Exercises/mobility work/cues to stay upright during squats?

I am going to start out by saying that my advice is mostly for powerlifting, and general fitness/bodybuilding.

First, I'd recommend taking a lower bar position. Getting doubled over in a squat is most common for high bar because of the longer leverage between your back and the bar (it is further away), and because their is no "meat" on your traps like there is on your rear delts that keeps the bar nice and snug.
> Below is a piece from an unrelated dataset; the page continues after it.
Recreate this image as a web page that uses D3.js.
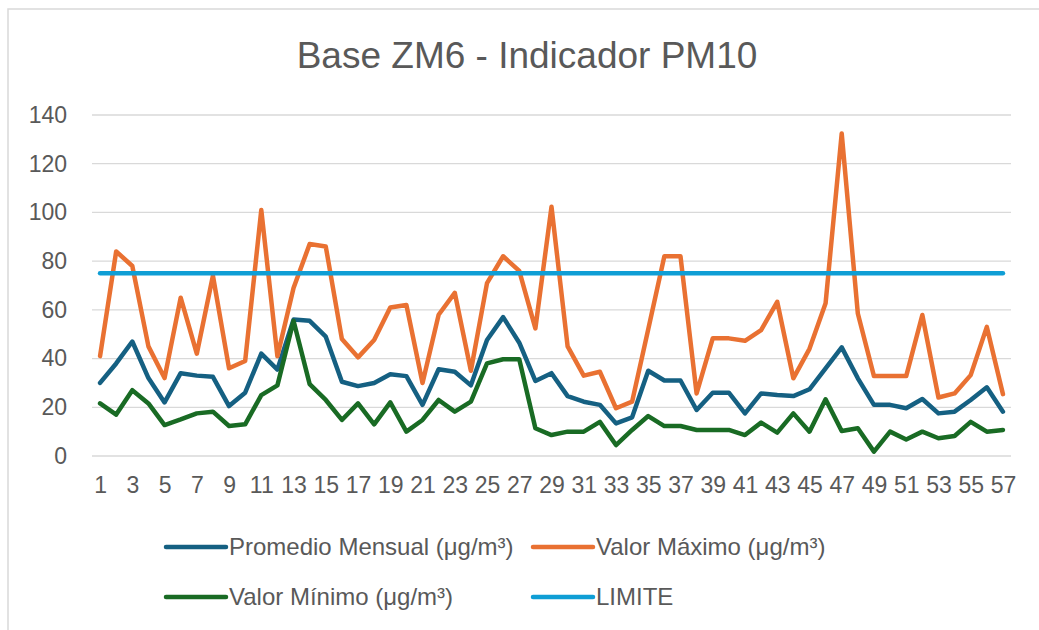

I'd also recommend widening out your stance a little bit. Partially because of taking the bar lower, and partially because getting pitched forward normally comes down to your bar path being off, your weight distribution being off, or your knees locking out faster than your hips. Taking your stance out some helps because your hips may not be built in a way that you can squat with a proper bar path with a close stance. It also helps because it sounds like either your ankle mobility is lacking, or you are staying on the balls of your feet too much, which are both helped by the wider stance and lower bar position (you naturally sit back more which makes it harder to get on the balls of your feet, and it requires less ankle mobility). You also, strangely enough, stay more upright with a wide stance.

If you are absolutely dead set on keeping a close stance and high bar position (you are kind of forced to do that if you do oly lifting, because staying as upright as possible is the name of the game at times), then work on your ankle mobility, and buy a pair of olympic weight lifting shoes. I honestly don't suggest staying this route unless you absolutely have to high bar squat if you are already complaining of knee pain. Make sure that you also stay on your heels, and you are breaking at the hips and knees at the same time. Hips then knees if you do low bar. You never want to break with the knees first.

As far as exercises to work on bracing and good posture: front squats are a given, good mornings/squat good mornings are also very good. Good mornings work on making you brace your spine, and really beat up your abs/erector. Squat good mornings are also really really good for getting pitched forward, you basically perform a good morning, then squat down and squat back up. It is an overload exercise, and it really emphasizes on making sure everything from your neck to your ankle is tight.

Tl;dr:

  • take the bar lower, and widen out your stance.

  • You may be on the balls of your feet, and there is a 99.9% chance that you don't have enough ankle mobility to high bar squat.

  • Buy some oly shoes or other heeled shoes if you have to keep high bar squatting, but otherwise just change up your form.

  • Front squats, good mornings, and squat good mornings are really good for correcting your posture and lack of tightness, do them.